The lines from the top of the material through the line with "const shadowOffsets = [-54, 30];" are to be set down exactly. Leave the pictures out.

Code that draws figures
****************************************
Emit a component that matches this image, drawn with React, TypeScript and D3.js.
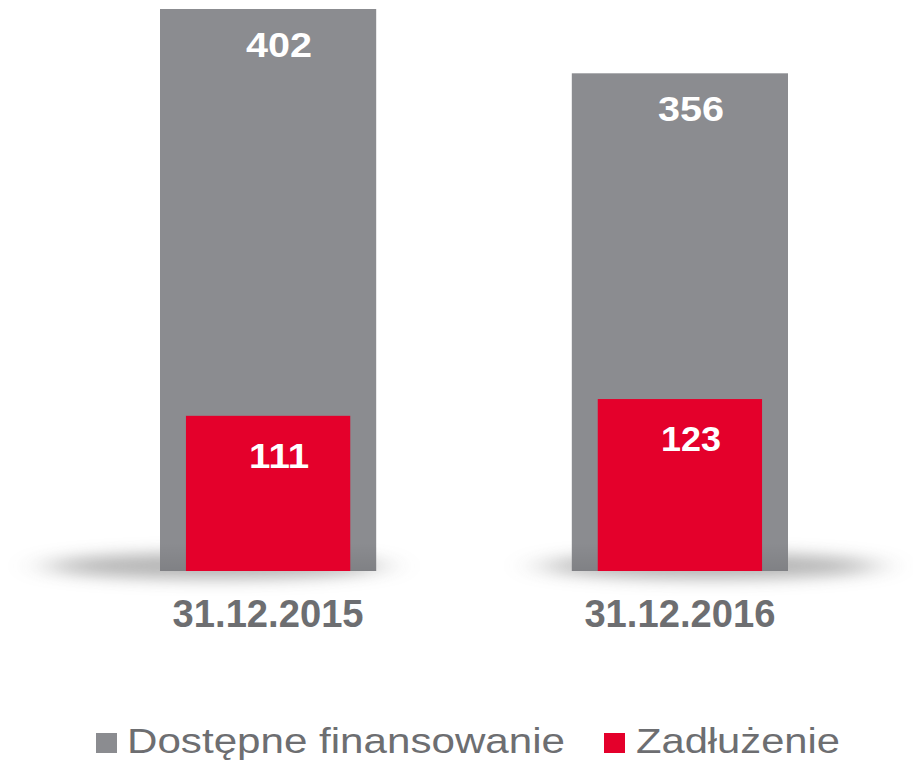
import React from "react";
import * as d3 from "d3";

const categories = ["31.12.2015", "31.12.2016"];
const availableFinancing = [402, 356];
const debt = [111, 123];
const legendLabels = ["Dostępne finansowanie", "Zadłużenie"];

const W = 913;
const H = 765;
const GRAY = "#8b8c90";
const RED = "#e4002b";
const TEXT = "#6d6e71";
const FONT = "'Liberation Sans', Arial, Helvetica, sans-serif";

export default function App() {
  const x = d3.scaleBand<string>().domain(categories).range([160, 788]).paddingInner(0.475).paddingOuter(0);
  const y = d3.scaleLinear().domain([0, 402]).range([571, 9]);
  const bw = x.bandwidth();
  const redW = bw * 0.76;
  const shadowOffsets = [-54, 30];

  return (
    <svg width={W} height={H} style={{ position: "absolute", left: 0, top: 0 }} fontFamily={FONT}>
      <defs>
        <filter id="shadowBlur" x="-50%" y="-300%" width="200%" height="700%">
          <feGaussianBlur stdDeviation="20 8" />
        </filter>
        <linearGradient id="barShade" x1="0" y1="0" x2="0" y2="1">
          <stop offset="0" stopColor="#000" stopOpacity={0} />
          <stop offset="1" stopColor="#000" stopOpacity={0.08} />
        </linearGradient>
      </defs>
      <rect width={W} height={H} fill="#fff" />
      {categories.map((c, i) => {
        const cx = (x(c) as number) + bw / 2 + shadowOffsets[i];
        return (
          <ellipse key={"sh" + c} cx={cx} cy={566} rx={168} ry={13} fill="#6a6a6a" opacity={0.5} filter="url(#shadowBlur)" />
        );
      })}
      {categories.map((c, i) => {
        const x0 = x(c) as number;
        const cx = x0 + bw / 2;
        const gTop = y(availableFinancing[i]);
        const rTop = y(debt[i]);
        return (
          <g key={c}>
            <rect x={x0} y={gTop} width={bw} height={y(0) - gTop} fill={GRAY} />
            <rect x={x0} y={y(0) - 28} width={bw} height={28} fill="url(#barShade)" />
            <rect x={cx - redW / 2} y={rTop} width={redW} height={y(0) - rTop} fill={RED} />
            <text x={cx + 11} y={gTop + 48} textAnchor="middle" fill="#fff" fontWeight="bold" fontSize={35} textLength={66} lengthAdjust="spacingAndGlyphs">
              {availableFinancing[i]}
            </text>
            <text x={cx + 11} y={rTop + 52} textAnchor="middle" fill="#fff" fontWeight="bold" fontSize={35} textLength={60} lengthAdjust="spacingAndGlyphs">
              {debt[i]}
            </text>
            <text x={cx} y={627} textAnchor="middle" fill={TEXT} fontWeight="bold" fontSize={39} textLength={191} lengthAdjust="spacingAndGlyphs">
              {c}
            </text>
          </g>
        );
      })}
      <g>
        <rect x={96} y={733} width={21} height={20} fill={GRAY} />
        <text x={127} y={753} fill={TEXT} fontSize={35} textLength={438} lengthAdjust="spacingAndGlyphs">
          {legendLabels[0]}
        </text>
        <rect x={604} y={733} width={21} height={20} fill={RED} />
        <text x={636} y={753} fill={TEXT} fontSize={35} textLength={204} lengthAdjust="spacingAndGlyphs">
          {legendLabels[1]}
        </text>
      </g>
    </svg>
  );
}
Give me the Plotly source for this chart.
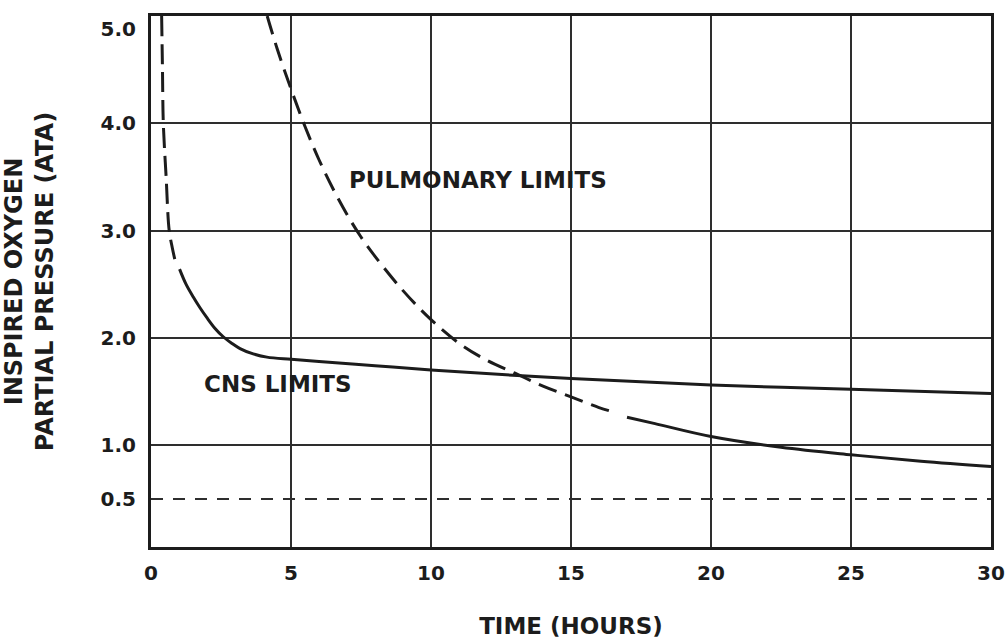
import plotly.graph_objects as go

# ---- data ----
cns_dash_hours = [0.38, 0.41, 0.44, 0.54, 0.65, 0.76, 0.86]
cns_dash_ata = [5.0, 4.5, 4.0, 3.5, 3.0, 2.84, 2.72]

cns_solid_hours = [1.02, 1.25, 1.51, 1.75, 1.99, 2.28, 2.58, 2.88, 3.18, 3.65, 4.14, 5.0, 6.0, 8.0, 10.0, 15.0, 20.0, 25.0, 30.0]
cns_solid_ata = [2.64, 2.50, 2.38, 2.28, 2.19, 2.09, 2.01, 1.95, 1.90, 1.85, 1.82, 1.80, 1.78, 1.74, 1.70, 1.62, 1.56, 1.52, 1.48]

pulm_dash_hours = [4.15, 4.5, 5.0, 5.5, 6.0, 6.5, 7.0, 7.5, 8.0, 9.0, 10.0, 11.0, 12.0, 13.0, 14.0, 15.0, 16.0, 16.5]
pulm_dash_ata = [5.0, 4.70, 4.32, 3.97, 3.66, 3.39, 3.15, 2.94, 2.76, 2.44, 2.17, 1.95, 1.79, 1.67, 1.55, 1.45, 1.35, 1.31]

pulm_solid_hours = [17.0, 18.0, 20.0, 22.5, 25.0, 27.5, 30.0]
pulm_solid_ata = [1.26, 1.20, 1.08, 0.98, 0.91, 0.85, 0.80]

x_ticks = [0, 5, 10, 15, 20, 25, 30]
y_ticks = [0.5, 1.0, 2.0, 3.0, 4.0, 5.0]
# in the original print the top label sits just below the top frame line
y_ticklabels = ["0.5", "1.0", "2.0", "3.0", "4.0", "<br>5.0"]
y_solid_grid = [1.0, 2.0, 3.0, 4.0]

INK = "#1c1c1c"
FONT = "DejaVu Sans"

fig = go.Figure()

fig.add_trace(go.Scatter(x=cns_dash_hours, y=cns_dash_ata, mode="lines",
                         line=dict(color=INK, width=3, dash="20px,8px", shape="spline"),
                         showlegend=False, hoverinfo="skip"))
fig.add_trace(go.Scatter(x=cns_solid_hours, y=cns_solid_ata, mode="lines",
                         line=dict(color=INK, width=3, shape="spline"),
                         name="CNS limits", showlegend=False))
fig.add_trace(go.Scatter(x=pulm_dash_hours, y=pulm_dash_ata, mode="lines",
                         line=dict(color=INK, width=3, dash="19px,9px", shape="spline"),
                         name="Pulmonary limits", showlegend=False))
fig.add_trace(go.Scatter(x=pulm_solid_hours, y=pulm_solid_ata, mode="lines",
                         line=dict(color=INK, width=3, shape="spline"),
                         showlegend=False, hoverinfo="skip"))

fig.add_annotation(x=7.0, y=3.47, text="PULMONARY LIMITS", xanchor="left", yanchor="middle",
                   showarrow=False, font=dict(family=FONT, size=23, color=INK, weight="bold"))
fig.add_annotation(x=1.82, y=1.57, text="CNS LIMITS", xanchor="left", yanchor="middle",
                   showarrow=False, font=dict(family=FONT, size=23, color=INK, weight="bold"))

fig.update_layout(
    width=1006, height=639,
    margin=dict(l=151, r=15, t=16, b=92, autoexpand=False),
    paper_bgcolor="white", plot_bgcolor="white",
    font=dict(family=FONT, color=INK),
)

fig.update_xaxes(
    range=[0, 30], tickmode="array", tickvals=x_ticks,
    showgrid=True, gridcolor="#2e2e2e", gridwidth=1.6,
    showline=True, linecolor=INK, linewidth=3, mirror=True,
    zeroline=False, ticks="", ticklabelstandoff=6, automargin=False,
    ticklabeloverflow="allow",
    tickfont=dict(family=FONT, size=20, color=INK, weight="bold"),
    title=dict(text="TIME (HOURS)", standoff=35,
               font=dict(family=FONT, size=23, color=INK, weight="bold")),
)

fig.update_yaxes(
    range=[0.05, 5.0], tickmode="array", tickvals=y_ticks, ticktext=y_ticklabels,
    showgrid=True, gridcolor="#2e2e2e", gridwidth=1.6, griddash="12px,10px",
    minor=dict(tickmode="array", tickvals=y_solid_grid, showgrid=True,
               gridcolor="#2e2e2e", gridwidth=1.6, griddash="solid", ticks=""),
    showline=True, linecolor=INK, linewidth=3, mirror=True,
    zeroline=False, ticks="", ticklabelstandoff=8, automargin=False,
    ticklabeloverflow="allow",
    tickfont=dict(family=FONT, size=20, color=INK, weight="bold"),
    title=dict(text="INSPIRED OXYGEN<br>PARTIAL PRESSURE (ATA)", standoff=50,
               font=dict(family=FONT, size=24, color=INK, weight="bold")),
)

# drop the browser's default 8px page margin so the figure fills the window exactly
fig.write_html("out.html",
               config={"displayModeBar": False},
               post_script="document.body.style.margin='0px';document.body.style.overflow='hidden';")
****************************************
Task output:
Emit a component that matches this image, drawn with React, TypeScript and D3.js.
import React from "react";
import * as d3 from "d3";

const categories = ["31.12.2015", "31.12.2016"];
const availableFinancing = [402, 356];
const debt = [111, 123];
const legendLabels = ["Dostępne finansowanie", "Zadłużenie"];

const W = 913;
const H = 765;
const GRAY = "#8b8c90";
const RED = "#e4002b";
const TEXT = "#6d6e71";
const FONT = "'Liberation Sans', Arial, Helvetica, sans-serif";

export default function App() {
  const x = d3.scaleBand<string>().domain(categories).range([160, 788]).paddingInner(0.475).paddingOuter(0);
  const y = d3.scaleLinear().domain([0, 402]).range([571, 9]);
  const bw = x.bandwidth();
  const redW = bw * 0.76;
  const shadowOffsets = [-54, 30];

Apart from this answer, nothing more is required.